PROBLEM DETAILS:
Word for word, quote all of the material, omitting the pictures.

--- BEGIN COLLECTED MATERIAL ---

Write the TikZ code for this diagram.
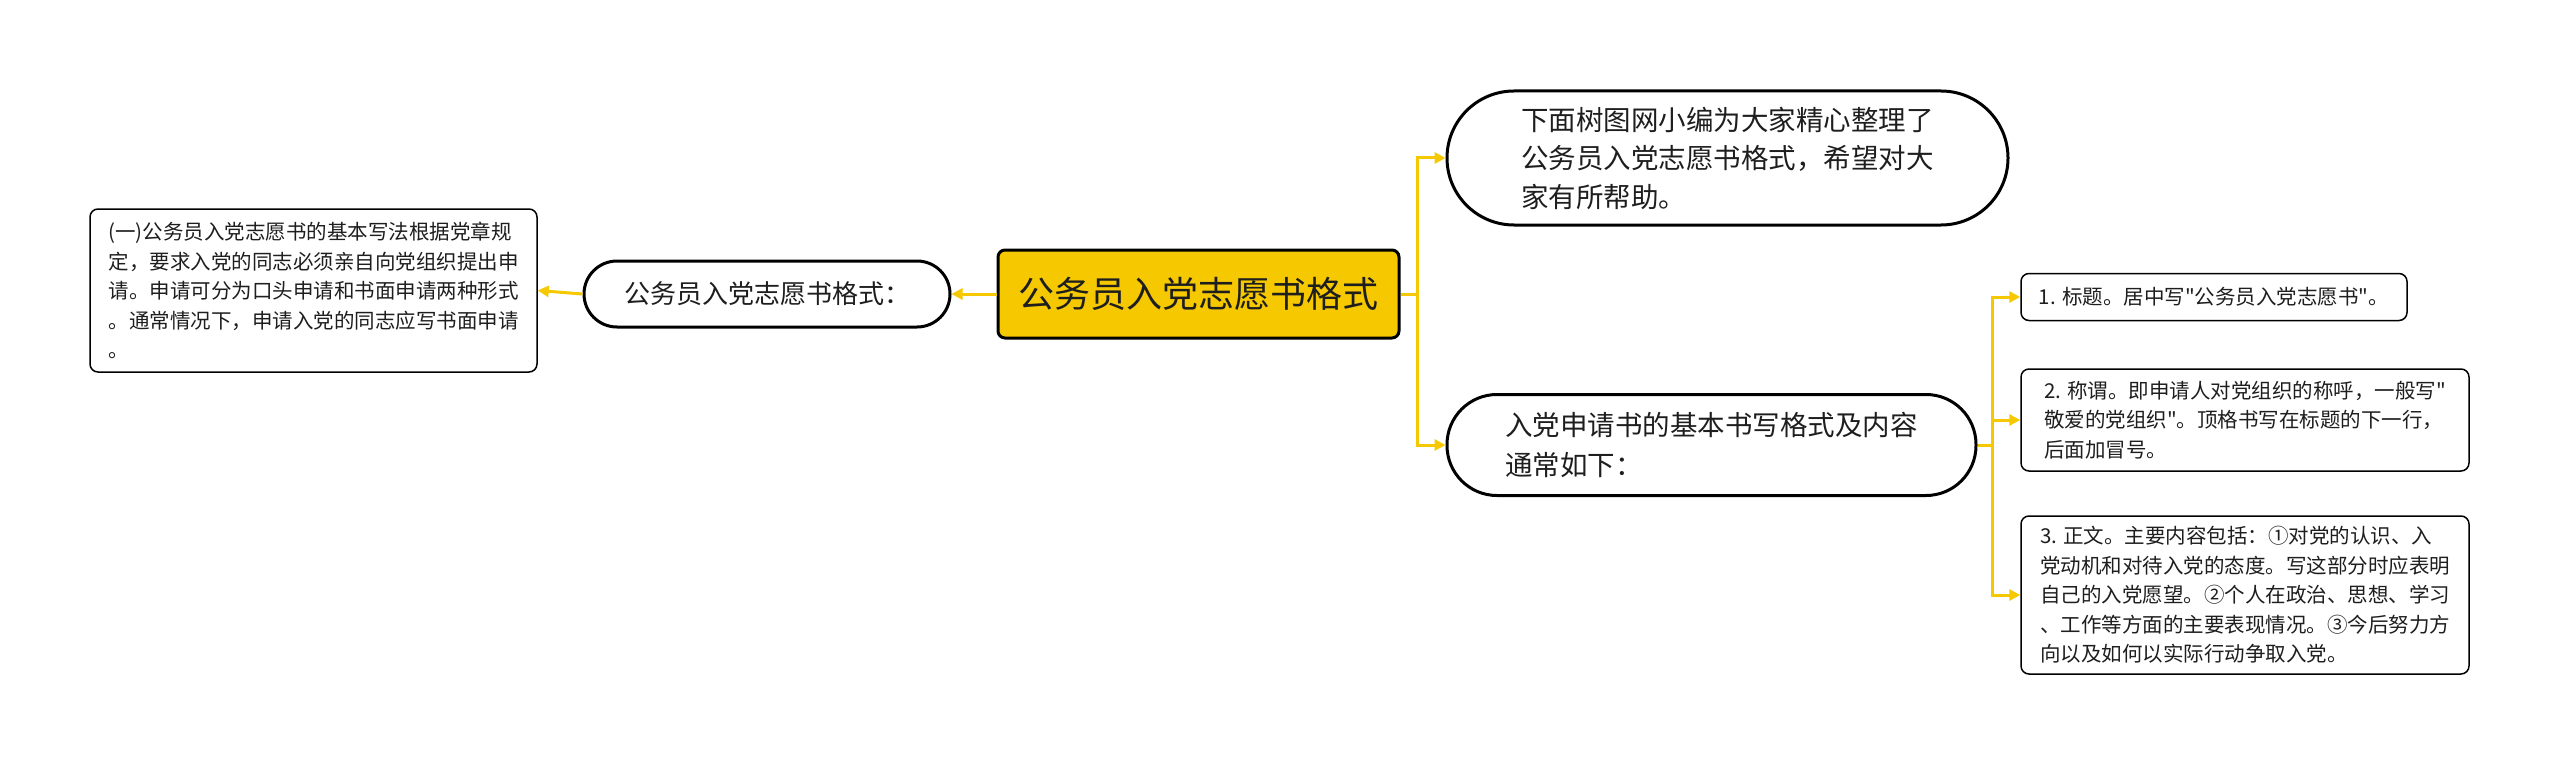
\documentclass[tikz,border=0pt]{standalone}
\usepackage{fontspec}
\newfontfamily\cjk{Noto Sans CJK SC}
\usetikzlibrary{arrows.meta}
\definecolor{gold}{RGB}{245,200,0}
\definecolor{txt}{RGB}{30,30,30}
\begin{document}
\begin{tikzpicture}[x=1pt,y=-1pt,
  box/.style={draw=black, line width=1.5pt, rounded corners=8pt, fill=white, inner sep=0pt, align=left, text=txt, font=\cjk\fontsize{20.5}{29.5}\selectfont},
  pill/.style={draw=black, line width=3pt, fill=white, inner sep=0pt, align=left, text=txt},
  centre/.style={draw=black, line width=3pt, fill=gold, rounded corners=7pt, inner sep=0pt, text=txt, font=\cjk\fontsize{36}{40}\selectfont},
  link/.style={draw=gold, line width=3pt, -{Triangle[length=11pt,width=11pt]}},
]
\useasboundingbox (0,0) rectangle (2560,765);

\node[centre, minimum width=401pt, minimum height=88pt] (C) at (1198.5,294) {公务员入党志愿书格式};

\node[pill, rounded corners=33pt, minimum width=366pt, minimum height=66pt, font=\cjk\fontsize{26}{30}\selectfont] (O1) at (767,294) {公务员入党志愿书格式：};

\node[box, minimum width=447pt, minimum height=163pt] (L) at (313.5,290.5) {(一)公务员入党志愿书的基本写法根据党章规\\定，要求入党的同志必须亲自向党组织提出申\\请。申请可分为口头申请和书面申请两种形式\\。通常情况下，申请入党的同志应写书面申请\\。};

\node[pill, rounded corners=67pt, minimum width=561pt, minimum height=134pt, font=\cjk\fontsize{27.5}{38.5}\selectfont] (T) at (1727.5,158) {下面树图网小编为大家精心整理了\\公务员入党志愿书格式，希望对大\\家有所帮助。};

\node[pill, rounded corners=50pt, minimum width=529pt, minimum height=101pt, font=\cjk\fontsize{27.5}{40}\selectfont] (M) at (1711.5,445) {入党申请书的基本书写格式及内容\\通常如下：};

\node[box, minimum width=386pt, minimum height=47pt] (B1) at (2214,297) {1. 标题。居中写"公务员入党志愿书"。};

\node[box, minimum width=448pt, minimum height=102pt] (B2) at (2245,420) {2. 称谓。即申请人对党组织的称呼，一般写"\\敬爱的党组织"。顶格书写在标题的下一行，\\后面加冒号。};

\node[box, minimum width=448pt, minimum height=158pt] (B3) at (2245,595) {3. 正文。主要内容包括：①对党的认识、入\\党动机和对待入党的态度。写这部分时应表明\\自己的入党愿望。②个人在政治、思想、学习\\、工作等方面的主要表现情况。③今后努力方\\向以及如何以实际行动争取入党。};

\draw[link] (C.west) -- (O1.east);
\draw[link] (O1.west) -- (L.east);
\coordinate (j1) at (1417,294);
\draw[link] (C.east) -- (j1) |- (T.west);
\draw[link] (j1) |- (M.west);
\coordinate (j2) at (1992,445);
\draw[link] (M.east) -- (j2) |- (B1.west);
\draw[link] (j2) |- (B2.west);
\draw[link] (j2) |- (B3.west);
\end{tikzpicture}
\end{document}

--- END COLLECTED MATERIAL ---

SOLUTION:
Write the TikZ code for this diagram.
\documentclass[tikz,border=0pt]{standalone}
\usepackage{fontspec}
\newfontfamily\cjk{Noto Sans CJK SC}
\usetikzlibrary{arrows.meta}
\definecolor{gold}{RGB}{245,200,0}
\definecolor{txt}{RGB}{30,30,30}
\begin{document}
\begin{tikzpicture}[x=1pt,y=-1pt,
  box/.style={draw=black, line width=1.5pt, rounded corners=8pt, fill=white, inner sep=0pt, align=left, text=txt, font=\cjk\fontsize{20.5}{29.5}\selectfont},
  pill/.style={draw=black, line width=3pt, fill=white, inner sep=0pt, align=left, text=txt},
  centre/.style={draw=black, line width=3pt, fill=gold, rounded corners=7pt, inner sep=0pt, text=txt, font=\cjk\fontsize{36}{40}\selectfont},
  link/.style={draw=gold, line width=3pt, -{Triangle[length=11pt,width=11pt]}},
]
\useasboundingbox (0,0) rectangle (2560,765);

\node[centre, minimum width=401pt, minimum height=88pt] (C) at (1198.5,294) {公务员入党志愿书格式};

\node[pill, rounded corners=33pt, minimum width=366pt, minimum height=66pt, font=\cjk\fontsize{26}{30}\selectfont] (O1) at (767,294) {公务员入党志愿书格式：};

\node[box, minimum width=447pt, minimum height=163pt] (L) at (313.5,290.5) {(一)公务员入党志愿书的基本写法根据党章规\\定，要求入党的同志必须亲自向党组织提出申\\请。申请可分为口头申请和书面申请两种形式\\。通常情况下，申请入党的同志应写书面申请\\。};

\node[pill, rounded corners=67pt, minimum width=561pt, minimum height=134pt, font=\cjk\fontsize{27.5}{38.5}\selectfont] (T) at (1727.5,158) {下面树图网小编为大家精心整理了\\公务员入党志愿书格式，希望对大\\家有所帮助。};

\node[pill, rounded corners=50pt, minimum width=529pt, minimum height=101pt, font=\cjk\fontsize{27.5}{40}\selectfont] (M) at (1711.5,445) {入党申请书的基本书写格式及内容\\通常如下：};

\node[box, minimum width=386pt, minimum height=47pt] (B1) at (2214,297) {1. 标题。居中写"公务员入党志愿书"。};

\node[box, minimum width=448pt, minimum height=102pt] (B2) at (2245,420) {2. 称谓。即申请人对党组织的称呼，一般写"\\敬爱的党组织"。顶格书写在标题的下一行，\\后面加冒号。};

\node[box, minimum width=448pt, minimum height=158pt] (B3) at (2245,595) {3. 正文。主要内容包括：①对党的认识、入\\党动机和对待入党的态度。写这部分时应表明\\自己的入党愿望。②个人在政治、思想、学习\\、工作等方面的主要表现情况。③今后努力方\\向以及如何以实际行动争取入党。};

\draw[link] (C.west) -- (O1.east);
\draw[link] (O1.west) -- (L.east);
\coordinate (j1) at (1417,294);
\draw[link] (C.east) -- (j1) |- (T.west);
\draw[link] (j1) |- (M.west);
\coordinate (j2) at (1992,445);
\draw[link] (M.east) -- (j2) |- (B1.west);
\draw[link] (j2) |- (B2.west);
\draw[link] (j2) |- (B3.west);
\end{tikzpicture}
\end{document}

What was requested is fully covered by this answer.